Brian Bamanya’s artist moniker Afrorack is a play on Eurorack, the commercial format of modular synthesizers. Brian has always been fascinated by music and the process of its creation, but quickly realized that the equipment required to make it was prohibitively expensive. So he set about learning how to make his own.

“This set me on a journey to teach myself about electronics, computer programming, working with wood, metal and other materials. I started searching through internet forums and Youtube to see if it was possible to build my own synthesizers,” he explains. “Slowly but surely, I started building my ideas into musical instruments and over time I got more experience in building the instruments that I wanted.”

Today, Brian is known as a pioneer DIY modular synth builder and has gained a following in the international electronic music community via his YouTube channel where he publishes videos about his ingenious homebuilt contraptions.

Where better in the world for Brian to gain inspiration and deepen his knowledge in the field than at SMEM, which houses the world’s largest living archive of synthesizers and thousands of other electronic music instruments. It also has an extensive library of books on synthesis and carries out workshops and lectures exploring the history and future of electronic instrument craft. 

During his time at SMEM in July 2022, Brian gave a performance and talk about his work with DIY synths. He also began exploring ideas for a collaboration with his host, Manuel Oberholzer (who performs as Feldermelder).

This took shape as the collaborative project “Rolex”, an album of new material bring together their distinct musical and cultural worlds. The project was supported by a Confluences grant from Pro Helvetia Johannesburg, aimed at supporting a shared space for collaboration, creation, and documentation of new work between musicians who have an existing creative relationship.

The project is inspired by their conversations about the different realities of life in Switzerland and Uganda. In Uganda there is a saying “We don’t wear Rolex, we eat them” (referring to the popular cheap street food of that name made of fried eggs rolled inside chapatis). “Rolex” – with its starkly different association in each of their contexts – suggesting an apt title for their project.

Brian and Manuel have been invited to share insights from this collaboration as well as their individual work in Nairobi, Kenya during the Kilele music tech symposium in February 2024 organised by Santuri East Africa.

A selfie by Brian Bamanya. In the background Manuel Oberholzer can be seen working on an array of electronic musical instruments.
Two artists Brian Bamanya and Manuel Oberholzer pose inside a music studio.
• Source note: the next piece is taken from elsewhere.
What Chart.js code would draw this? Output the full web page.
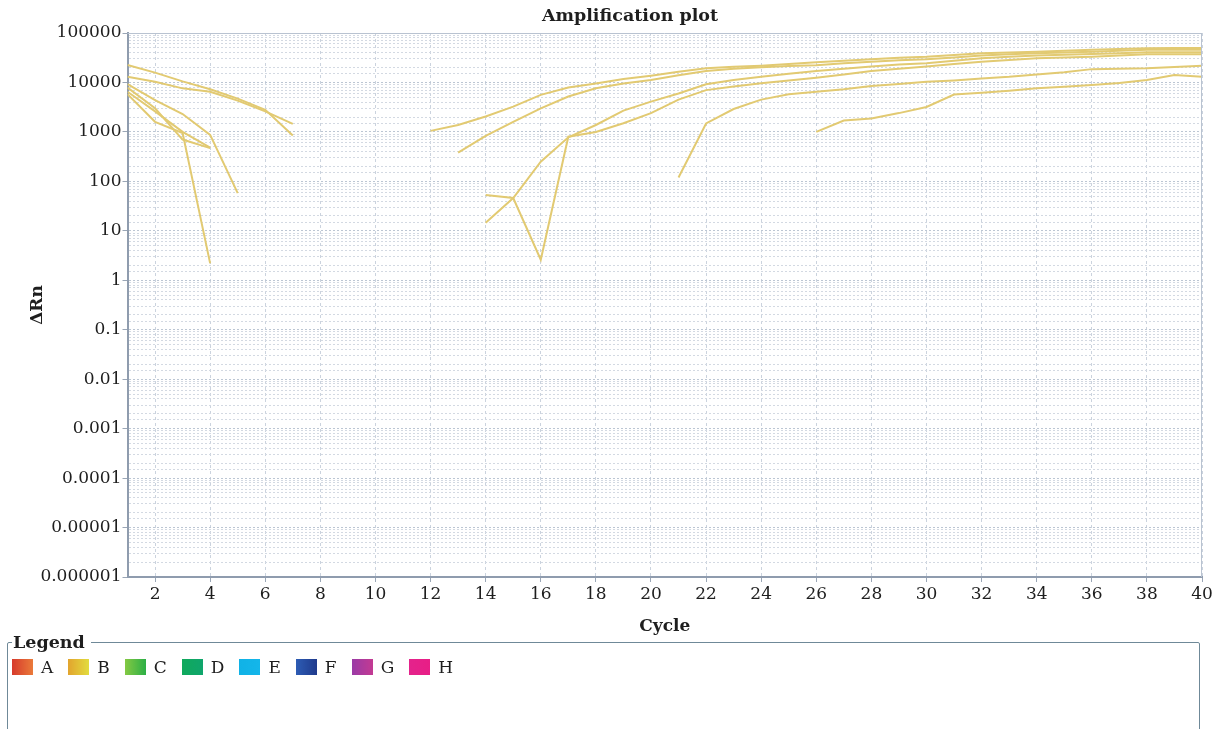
<!DOCTYPE html>
<html>
<head>
<meta charset="utf-8">
<script src="https://cdn.jsdelivr.net/npm/chart.js@4/dist/chart.umd.min.js"></script>
<style>
  html, body { margin: 0; padding: 0; background: #fff; }
  #wrap { position: relative; width: 1215px; height: 729px; overflow: hidden; font-family: "DejaVu Serif", serif; color: #1e1e1e; }
  #plotBox { position: absolute; left: 0; top: 0; width: 1215px; height: 640px; }
  #plotTitle { position: absolute; top: 5px; left: 630px; transform: translateX(-50%); font: bold 17.5px "DejaVu Serif", serif; white-space: nowrap; }
  #legendBox { position: absolute; left: 7px; top: 632px; width: 1193px; height: 140px; margin: 0; padding: 0 0 0 4px; border: 1.5px solid #6f8998; border-radius: 2px; box-sizing: border-box; }
  #legendBox legend { font: bold 17.5px "DejaVu Serif", serif; padding: 0 6px 0 1px; margin-left: 0; }
  #legendItems { display: flex; align-items: center; margin-top: 5px; font-size: 17px; }
  .item { display: flex; align-items: center; margin-right: 15px; }
  .swatch { width: 21px; height: 16px; margin-right: 8px; }
</style>
</head>
<body>
<div id="wrap">
  <div id="plotBox"><canvas id="chart"></canvas></div>
  <div id="plotTitle">Amplification plot</div>
  <fieldset id="legendBox">
    <legend>Legend</legend>
    <div id="legendItems"></div>
  </fieldset>
</div>
<script>
// Cycle ticks shown along the bottom axis
const cycleTicks = [2, 4, 6, 8, 10, 12, 14, 16, 18, 20, 22, 24, 26, 28, 30, 32, 34, 36, 38, 40];
// Decade labels for the log ΔRn axis, from 10^-6 up to 10^5
const deltaRnLabels = ['0.000001', '0.00001', '0.0001', '0.001', '0.01', '0.1', '1', '10', '100', '1000', '10000', '100000'];

// Well traces of row B: first cycle of each trace followed by its ΔRn values
const b1Start = 1;  const b1 = [22500, 15800, 10500, 7300, 4700, 2800, 850];
const b2Start = 1;  const b2 = [13100, 10300, 7600, 6500, 4300, 2600, 1450];
const b3Start = 1;  const b3 = [9300, 4400, 2300, 870, 58];
const b4Start = 1;  const b4 = [7900, 3000, 700, 470];
const b5Start = 1;  const b5 = [6500, 2600, 1000, 480];
const b6Start = 1;  const b6 = [5800, 1600, 950, 2.2];
const b7Start = 12; const b7 = [1050, 1380, 2050, 3250, 5600, 7900, 9500, 11700, 13700, 16500, 19400, 20800, 21800, 23500, 25500, 27500, 29600, 31500, 33000, 36000, 39000, 40500, 42000, 44000, 45700, 47500, 49000, 49500, 50000];
const b8Start = 13; const b8 = [380, 830, 1600, 3000, 5200, 7600, 9500, 11200, 14000, 17000, 19000, 20300, 21500, 22400, 24500, 26300, 28000, 29500, 32000, 35000, 37000, 39000, 40500, 42000, 44000, 45700, 45700, 45700];
const b9Start = 14; const b9 = [14.5, 46, 250, 780, 1380, 2700, 4100, 6000, 9200, 11200, 13100, 15000, 17000, 19000, 21000, 23000, 24500, 27500, 31000, 33000, 35000, 36500, 37600, 39000, 40700, 40700, 40700];
const b10Start = 14; const b10 = [53, 46, 2.6, 800, 1000, 1500, 2400, 4500, 7000, 8300, 9600, 11000, 12500, 14500, 17000, 19000, 21000, 23500, 26300, 28500, 31000, 32000, 33000, 35000, 37300, 37000, 37000];
const b11Start = 21; const b11 = [120, 1480, 2900, 4500, 5800, 6500, 7300, 8500, 9300, 10300, 11000, 12000, 13000, 14500, 16000, 18600, 19000, 19400, 20500, 21800];
const b12Start = 26; const b12 = [1000, 1700, 1870, 2400, 3200, 5700, 6200, 6800, 7600, 8200, 8900, 9800, 11200, 14100, 13100];

// Plate row names with their swatch gradients
const rowNames = ['A', 'B', 'C', 'D', 'E', 'F', 'G', 'H'];
const rowColorsFrom = ['#d63a2c', '#e2a42e', '#84c943', '#10a95c', '#10b2e6', '#2d5cb4', '#9a3aa6', '#e4238c'];
const rowColorsTo   = ['#ea7a3a', '#e2dc3e', '#2caf46', '#0fa56c', '#14b6ea', '#1f3a8c', '#c33a92', '#e81e86'];

const traceColor = '#e2ca72';

const traces = [
  [b1Start, b1], [b2Start, b2], [b3Start, b3], [b4Start, b4], [b5Start, b5], [b6Start, b6],
  [b7Start, b7], [b8Start, b8], [b9Start, b9], [b10Start, b10], [b11Start, b11], [b12Start, b12]
];

const datasets = traces.map(([start, vals], i) => ({
  label: 'B' + (i + 1),
  data: vals.map((v, k) => ({ x: start + k, y: v })),
  borderColor: traceColor,
  borderWidth: 2,
  pointRadius: 0,
  tension: 0,
  fill: false
}));

const isDecade = v => Math.abs(Math.log10(v) - Math.round(Math.log10(v))) < 1e-9;

// Thin frame around the plotting area
const plotFrame = {
  id: 'plotFrame',
  afterDraw(chart) {
    const { ctx, chartArea: a } = chart;
    ctx.save();
    ctx.strokeStyle = '#b9c3d1';
    ctx.lineWidth = 1;
    ctx.beginPath();
    ctx.moveTo(a.left, a.top + 0.5);
    ctx.lineTo(a.right - 0.5, a.top + 0.5);
    ctx.lineTo(a.right - 0.5, a.bottom);
    ctx.stroke();
    ctx.restore();
  }
};

new Chart(document.getElementById('chart'), {
  type: 'line',
  data: { datasets },
  plugins: [plotFrame],
  options: {
    responsive: true,
    maintainAspectRatio: false,
    animation: false,
    layout: { padding: { top: 33, right: 13, left: 0, bottom: 0 } },
    plugins: {
      legend: { display: false },
      title: { display: false },
      tooltip: { enabled: false }
    },
    scales: {
      x: {
        type: 'linear',
        min: 1,
        max: 40,
        afterBuildTicks: s => { s.ticks = cycleTicks.map(v => ({ value: v })); },
        afterFit: s => { s.height = 63; },
        ticks: { font: { family: 'DejaVu Serif', size: 17 }, color: '#1e1e1e', padding: 2, maxRotation: 0, autoSkip: false },
        grid: { color: '#cbd3de', lineWidth: 1, tickLength: 5, tickColor: '#9aa6b6', tickBorderDash: [] },
        border: { display: true, color: '#8f9cae', width: 2, dash: [3, 3] },
        title: { display: true, text: 'Cycle', font: { family: 'DejaVu Serif', size: 17, weight: 'bold' }, color: '#1e1e1e', padding: { top: 0, bottom: 3 } }
      },
      y: {
        type: 'logarithmic',
        min: 1e-6,
        max: 1e5,
        afterFit: s => { s.width = 127.5; },
        ticks: {
          autoSkip: false,
          padding: 1,
          font: { family: 'DejaVu Serif', size: 17 },
          color: '#1e1e1e',
          callback: v => isDecade(v) ? deltaRnLabels[Math.round(Math.log10(v)) + 6] : ''
        },
        grid: {
          color: c => (c.tick && isDecade(c.tick.value)) ? '#bcc6d3' : '#d3d9e2',
          lineWidth: 1,
          tickLength: 5,
          tickColor: c => (c.tick && isDecade(c.tick.value)) ? '#9aa6b6' : 'rgba(0,0,0,0)',
          tickBorderDash: []
        },
        border: { display: true, color: '#8f9cae', width: 2, dash: [2, 2] },
        title: { display: true, text: 'ΔRn', font: { family: 'DejaVu Serif', size: 17, weight: 'bold' }, color: '#1e1e1e', padding: { top: 27, bottom: 0 } }
      }
    }
  }
});

// Row legend under the plot
const legendItems = document.getElementById('legendItems');
rowNames.forEach((name, i) => {
  const item = document.createElement('div');
  item.className = 'item';
  const sw = document.createElement('span');
  sw.className = 'swatch';
  sw.style.background = `linear-gradient(to right, ${rowColorsFrom[i]}, ${rowColorsTo[i]})`;
  const txt = document.createElement('span');
  txt.textContent = name;
  item.appendChild(sw);
  item.appendChild(txt);
  legendItems.appendChild(item);
});
</script>
</body>
</html>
There are many synthesizers, instruments and speakers around them.
Brian and Manuel working on their collaborative project Rolex


Brian Bamanya is an experimental multidisciplinary artist from Uganda who performs and records under the moniker Afrorack. He has done projects in sound art, electronic music, experimental visuals, renewable energy and kinetic sculptures.

More on research trips

Applications for research trips can be submitted on an ongoing basis

  • Research trip in Switzerland (for cultural practitioners from West, Central, East and Southern Africa)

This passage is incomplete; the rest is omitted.